• _Written task_
Repeat, exactly and only, the lines from the beginning of the data through the line with "plt.rcParams['font.family'] = ['Liberation". Pictures are left out.

• _Entries with chart source code_
____________________

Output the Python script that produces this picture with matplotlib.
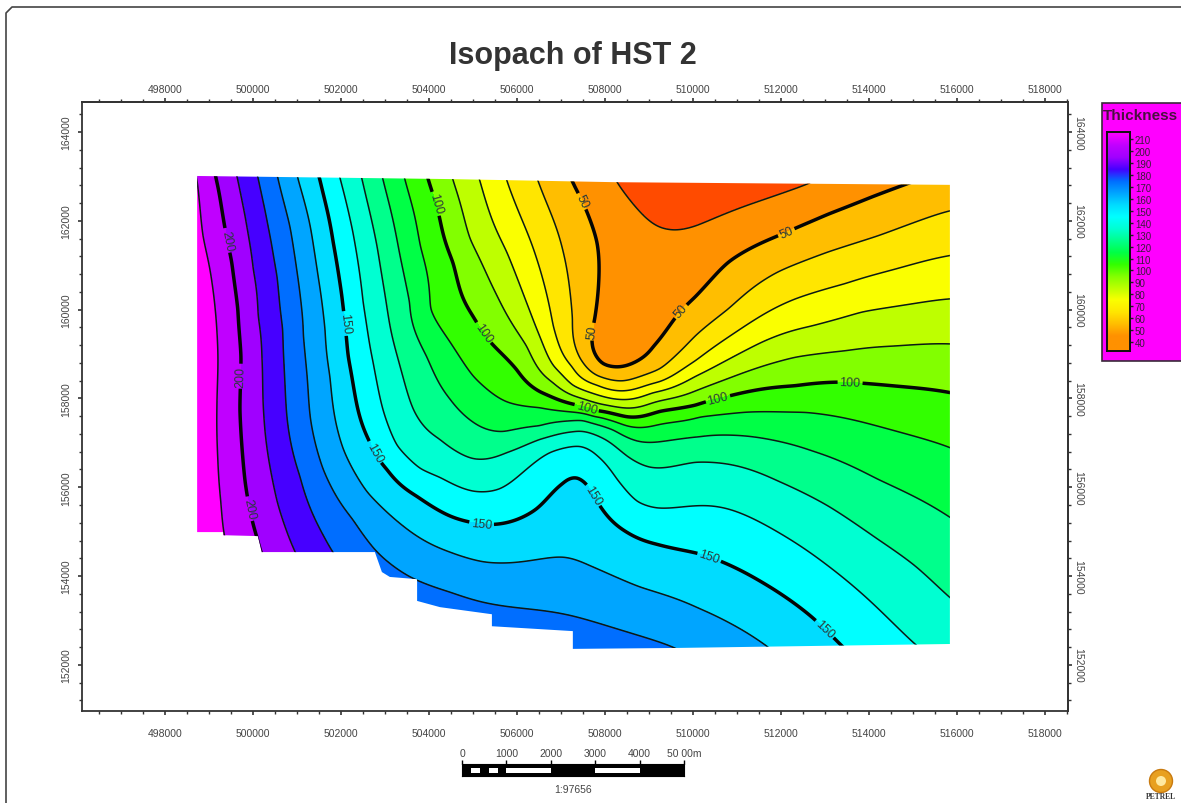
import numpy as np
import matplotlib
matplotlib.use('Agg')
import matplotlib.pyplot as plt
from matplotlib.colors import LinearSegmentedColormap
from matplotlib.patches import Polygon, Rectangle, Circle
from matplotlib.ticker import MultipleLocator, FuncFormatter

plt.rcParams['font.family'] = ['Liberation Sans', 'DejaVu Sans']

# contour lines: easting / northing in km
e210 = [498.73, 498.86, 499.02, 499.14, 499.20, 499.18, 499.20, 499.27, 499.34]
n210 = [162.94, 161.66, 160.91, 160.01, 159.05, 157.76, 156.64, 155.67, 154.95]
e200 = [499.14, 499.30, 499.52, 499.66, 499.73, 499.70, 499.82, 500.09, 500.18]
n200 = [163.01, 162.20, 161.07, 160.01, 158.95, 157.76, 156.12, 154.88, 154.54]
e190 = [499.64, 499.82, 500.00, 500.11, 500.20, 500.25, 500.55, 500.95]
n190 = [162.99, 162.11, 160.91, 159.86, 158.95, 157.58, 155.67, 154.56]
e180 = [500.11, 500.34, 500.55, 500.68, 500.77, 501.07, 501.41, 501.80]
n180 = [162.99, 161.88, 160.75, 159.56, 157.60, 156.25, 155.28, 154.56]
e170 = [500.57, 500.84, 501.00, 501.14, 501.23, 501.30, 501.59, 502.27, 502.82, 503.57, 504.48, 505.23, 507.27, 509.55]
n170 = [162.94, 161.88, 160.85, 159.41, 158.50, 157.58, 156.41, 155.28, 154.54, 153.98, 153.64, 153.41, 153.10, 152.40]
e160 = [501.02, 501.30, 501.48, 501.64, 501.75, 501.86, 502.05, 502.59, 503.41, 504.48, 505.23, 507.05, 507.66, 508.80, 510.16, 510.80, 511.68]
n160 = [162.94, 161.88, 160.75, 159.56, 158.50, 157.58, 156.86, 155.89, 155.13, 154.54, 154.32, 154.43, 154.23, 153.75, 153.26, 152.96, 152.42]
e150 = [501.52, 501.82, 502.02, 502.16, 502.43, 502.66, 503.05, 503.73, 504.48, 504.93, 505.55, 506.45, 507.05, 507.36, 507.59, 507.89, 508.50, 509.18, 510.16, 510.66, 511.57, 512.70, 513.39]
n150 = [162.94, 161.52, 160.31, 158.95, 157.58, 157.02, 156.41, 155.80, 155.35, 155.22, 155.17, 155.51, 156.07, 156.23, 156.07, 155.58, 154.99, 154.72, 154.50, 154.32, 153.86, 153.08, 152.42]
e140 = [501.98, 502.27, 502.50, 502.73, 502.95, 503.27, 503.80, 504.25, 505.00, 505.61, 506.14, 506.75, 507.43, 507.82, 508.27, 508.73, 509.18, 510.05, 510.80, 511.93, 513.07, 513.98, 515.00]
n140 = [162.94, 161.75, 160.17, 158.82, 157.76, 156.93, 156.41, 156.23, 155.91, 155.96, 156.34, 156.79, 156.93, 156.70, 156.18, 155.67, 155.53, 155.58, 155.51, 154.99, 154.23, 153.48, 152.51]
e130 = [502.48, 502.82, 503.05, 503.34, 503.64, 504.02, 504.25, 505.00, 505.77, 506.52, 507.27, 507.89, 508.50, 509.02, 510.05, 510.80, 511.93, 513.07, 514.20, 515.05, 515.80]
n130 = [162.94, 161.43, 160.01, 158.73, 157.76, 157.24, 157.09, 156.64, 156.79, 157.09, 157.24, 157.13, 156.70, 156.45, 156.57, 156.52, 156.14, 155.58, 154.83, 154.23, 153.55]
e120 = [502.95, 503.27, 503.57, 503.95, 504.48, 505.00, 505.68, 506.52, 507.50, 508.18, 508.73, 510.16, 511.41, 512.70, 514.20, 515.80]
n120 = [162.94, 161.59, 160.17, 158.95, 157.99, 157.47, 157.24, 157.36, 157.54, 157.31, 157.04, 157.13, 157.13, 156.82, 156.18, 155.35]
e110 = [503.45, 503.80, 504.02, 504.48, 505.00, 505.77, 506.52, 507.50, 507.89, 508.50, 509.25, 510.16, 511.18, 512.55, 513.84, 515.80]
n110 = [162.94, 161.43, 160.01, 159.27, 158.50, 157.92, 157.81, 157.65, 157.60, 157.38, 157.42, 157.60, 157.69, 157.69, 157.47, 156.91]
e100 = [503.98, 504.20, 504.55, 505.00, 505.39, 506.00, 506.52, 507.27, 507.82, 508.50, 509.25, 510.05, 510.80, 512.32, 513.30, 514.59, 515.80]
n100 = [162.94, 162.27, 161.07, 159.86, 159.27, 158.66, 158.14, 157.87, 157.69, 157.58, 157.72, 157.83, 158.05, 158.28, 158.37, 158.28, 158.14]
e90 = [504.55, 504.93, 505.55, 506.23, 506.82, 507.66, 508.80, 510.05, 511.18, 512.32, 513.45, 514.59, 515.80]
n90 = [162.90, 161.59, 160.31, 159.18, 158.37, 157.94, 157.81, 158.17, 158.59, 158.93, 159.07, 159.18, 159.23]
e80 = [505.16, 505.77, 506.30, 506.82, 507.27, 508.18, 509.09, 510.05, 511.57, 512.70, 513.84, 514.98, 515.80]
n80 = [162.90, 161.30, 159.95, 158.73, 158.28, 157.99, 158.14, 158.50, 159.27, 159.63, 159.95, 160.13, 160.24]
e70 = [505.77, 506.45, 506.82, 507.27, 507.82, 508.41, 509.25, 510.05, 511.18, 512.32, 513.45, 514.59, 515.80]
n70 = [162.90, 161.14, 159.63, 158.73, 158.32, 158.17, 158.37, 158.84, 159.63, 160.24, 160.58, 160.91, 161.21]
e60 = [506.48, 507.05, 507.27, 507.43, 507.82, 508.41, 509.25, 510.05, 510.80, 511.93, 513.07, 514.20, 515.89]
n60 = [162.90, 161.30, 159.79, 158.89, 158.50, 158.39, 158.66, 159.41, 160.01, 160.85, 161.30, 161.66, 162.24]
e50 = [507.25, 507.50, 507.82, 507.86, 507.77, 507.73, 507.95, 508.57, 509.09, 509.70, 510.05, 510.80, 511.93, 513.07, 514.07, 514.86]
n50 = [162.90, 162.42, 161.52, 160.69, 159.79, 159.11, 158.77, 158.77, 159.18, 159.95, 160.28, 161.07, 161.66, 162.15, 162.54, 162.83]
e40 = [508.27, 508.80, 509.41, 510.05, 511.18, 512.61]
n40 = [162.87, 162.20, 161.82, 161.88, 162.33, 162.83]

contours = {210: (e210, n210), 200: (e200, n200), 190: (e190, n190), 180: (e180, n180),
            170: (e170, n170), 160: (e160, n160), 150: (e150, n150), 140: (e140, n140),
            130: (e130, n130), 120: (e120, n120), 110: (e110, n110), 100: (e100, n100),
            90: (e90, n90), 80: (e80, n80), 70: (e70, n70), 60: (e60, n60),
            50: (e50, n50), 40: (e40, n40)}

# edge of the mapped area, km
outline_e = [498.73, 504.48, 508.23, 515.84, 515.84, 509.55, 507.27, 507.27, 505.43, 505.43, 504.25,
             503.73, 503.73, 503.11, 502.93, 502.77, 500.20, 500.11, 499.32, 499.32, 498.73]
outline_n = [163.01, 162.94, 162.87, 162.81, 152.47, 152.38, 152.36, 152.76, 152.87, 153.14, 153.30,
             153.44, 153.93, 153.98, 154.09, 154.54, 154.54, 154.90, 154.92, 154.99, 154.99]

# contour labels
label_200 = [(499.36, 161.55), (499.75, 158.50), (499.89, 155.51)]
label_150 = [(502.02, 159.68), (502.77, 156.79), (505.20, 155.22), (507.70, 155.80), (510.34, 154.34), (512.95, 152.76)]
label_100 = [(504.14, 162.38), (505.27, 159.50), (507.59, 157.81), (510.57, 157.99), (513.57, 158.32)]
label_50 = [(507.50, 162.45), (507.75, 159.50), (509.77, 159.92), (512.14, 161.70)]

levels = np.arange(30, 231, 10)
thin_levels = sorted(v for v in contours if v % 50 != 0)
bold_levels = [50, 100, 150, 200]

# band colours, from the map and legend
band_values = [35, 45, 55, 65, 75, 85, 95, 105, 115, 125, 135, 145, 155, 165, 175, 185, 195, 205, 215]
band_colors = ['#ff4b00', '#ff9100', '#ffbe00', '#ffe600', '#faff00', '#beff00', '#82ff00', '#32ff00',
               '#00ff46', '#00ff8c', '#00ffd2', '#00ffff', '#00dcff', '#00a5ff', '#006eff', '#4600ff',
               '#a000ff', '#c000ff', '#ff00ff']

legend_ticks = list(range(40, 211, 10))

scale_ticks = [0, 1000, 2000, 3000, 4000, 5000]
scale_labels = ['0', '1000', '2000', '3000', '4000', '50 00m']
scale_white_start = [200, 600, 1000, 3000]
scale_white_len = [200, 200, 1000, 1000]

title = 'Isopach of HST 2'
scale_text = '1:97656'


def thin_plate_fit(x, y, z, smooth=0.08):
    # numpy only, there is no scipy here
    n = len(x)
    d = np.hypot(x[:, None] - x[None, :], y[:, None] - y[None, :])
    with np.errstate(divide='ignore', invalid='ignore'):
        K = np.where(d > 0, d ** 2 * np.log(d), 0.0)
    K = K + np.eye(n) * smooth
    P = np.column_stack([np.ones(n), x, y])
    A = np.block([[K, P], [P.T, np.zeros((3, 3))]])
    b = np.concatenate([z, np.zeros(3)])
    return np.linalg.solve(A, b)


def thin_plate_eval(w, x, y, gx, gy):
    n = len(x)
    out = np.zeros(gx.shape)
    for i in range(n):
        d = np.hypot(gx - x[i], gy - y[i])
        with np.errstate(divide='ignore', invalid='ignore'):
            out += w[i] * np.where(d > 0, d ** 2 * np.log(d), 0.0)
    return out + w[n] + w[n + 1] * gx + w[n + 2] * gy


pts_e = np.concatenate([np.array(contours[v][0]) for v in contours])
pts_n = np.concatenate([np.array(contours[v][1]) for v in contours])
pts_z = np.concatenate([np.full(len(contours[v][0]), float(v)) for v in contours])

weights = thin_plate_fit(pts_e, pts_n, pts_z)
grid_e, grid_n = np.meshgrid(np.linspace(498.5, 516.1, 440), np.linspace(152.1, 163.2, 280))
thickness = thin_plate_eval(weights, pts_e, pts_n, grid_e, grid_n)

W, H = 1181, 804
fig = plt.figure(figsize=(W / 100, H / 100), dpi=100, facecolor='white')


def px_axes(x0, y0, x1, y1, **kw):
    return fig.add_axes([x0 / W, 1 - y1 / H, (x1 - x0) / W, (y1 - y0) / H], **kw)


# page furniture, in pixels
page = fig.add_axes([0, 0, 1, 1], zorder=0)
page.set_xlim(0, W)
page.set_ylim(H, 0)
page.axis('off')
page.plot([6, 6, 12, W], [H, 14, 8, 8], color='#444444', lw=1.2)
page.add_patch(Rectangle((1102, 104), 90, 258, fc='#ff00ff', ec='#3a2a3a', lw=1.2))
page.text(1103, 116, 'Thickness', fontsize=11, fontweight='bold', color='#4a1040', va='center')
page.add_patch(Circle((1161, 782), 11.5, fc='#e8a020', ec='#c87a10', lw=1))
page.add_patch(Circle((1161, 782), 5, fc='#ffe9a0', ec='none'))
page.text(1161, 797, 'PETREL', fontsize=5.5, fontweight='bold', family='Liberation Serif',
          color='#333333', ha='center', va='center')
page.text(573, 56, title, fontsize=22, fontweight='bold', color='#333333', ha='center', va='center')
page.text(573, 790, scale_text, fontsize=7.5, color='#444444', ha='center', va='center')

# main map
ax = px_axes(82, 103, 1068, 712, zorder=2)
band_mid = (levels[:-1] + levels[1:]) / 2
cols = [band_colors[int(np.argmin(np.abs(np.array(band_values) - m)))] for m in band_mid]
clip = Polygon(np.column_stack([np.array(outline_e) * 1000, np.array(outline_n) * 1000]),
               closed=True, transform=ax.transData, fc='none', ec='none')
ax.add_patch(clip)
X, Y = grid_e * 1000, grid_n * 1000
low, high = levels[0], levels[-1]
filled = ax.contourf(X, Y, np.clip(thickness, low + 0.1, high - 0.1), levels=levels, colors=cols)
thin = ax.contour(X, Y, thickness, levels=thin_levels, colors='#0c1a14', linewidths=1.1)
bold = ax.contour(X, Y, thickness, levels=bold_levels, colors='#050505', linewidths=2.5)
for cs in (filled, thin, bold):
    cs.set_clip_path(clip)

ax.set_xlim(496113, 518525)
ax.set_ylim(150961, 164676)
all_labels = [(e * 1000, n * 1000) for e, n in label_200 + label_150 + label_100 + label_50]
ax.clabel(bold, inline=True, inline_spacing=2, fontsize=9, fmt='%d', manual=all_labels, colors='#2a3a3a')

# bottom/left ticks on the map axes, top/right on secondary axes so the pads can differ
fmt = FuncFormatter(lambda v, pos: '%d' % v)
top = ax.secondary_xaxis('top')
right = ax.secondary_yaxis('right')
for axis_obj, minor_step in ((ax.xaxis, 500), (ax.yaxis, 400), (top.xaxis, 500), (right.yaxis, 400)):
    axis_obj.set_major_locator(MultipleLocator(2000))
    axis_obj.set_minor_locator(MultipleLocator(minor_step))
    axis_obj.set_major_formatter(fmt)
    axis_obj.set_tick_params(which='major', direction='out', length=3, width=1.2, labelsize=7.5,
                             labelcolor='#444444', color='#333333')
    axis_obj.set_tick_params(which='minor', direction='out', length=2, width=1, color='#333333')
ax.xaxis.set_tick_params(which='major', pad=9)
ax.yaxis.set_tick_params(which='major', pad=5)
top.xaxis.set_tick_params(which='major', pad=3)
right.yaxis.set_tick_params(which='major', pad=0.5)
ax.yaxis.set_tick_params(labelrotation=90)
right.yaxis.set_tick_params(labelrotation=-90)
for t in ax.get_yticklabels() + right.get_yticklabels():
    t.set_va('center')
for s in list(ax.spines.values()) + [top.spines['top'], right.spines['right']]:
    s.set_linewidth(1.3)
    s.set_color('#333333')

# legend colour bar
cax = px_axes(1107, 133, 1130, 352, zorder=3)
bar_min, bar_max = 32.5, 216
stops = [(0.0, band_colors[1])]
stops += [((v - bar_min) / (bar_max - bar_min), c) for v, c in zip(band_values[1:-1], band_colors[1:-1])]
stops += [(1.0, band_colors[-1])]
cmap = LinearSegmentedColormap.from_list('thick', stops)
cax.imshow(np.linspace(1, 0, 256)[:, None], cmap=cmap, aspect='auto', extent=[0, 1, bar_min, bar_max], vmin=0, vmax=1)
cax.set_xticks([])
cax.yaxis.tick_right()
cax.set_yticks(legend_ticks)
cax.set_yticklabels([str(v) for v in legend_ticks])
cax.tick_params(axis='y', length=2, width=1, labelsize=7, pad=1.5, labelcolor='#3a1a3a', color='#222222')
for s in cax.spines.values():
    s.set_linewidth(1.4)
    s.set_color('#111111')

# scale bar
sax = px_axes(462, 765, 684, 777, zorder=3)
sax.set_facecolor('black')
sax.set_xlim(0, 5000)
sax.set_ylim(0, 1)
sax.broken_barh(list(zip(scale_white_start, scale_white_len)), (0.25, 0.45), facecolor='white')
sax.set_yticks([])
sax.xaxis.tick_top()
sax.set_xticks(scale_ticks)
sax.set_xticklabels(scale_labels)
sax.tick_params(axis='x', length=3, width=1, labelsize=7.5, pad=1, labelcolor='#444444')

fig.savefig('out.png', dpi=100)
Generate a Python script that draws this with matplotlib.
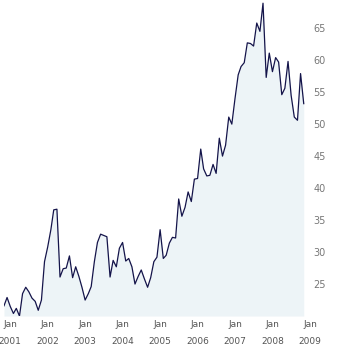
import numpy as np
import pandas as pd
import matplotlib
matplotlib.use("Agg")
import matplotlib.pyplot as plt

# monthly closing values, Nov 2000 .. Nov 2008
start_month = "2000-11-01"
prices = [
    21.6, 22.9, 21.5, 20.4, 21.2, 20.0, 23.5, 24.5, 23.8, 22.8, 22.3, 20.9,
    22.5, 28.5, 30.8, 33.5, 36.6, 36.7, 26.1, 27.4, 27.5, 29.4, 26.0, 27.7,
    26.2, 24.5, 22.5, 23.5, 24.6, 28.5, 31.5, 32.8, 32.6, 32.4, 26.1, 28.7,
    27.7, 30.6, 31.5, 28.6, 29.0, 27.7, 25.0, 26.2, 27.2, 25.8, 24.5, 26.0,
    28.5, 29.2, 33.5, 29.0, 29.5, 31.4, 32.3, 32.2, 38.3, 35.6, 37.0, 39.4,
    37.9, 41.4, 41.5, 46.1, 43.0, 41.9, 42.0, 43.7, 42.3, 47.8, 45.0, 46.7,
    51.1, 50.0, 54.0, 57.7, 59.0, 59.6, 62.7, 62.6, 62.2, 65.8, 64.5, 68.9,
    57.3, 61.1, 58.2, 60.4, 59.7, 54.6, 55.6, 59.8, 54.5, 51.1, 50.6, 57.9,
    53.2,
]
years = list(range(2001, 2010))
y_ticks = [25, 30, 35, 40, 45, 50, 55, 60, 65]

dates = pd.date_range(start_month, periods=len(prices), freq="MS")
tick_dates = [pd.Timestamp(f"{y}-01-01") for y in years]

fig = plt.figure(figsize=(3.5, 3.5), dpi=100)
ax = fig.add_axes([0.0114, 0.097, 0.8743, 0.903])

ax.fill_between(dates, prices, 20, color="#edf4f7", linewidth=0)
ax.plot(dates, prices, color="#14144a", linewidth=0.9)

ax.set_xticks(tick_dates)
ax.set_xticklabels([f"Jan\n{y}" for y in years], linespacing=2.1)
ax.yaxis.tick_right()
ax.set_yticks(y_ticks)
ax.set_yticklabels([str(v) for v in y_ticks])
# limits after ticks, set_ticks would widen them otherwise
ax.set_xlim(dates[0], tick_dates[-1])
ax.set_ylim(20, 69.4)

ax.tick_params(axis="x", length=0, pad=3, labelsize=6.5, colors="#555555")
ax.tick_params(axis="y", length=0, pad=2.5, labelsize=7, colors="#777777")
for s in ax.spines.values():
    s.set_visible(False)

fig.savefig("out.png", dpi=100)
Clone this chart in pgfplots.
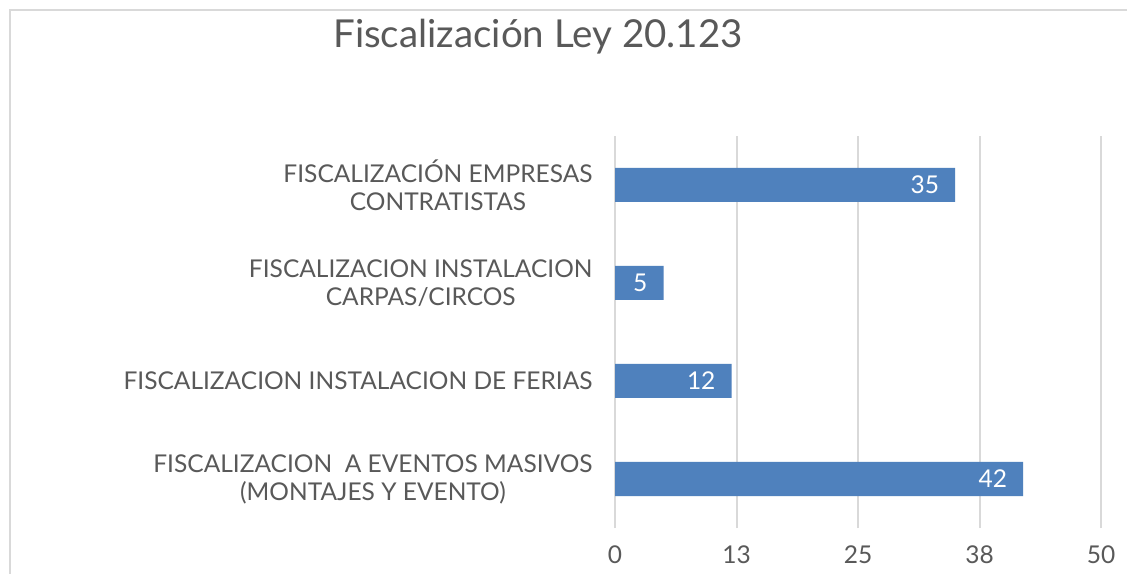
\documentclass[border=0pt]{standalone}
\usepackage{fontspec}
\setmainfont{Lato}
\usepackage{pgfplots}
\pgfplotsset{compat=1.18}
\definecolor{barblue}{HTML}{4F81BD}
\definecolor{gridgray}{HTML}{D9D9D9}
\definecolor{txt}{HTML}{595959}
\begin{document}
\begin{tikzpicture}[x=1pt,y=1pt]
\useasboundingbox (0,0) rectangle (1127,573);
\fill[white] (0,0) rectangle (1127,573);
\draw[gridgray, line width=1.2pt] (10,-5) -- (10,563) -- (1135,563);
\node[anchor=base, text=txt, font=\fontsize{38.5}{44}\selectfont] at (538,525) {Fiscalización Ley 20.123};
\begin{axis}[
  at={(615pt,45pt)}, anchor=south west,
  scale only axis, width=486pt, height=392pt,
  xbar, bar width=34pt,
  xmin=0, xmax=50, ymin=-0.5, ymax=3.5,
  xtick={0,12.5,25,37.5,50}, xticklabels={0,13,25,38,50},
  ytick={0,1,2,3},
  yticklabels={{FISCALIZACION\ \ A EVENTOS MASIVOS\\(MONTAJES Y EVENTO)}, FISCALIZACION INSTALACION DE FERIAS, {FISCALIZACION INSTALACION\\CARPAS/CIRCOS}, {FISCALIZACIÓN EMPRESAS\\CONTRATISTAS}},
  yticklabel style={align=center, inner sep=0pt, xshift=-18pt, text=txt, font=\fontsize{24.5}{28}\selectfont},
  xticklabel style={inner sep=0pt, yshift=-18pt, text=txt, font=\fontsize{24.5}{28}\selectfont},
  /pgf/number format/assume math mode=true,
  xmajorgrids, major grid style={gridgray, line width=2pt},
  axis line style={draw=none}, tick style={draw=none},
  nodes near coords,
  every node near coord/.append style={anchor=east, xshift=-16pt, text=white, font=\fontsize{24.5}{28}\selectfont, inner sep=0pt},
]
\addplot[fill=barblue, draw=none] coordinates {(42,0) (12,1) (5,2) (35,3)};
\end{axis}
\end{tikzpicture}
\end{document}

____________________

• _Solution_
Output the Python script that produces this picture with matplotlib.
import numpy as np
import matplotlib
matplotlib.use('Agg')
import matplotlib.pyplot as plt
from matplotlib.colors import LinearSegmentedColormap
from matplotlib.patches import Polygon, Rectangle, Circle
from matplotlib.ticker import MultipleLocator, FuncFormatter

plt.rcParams['font.family'] = ['Liberation Sans', 'DejaVu Sans']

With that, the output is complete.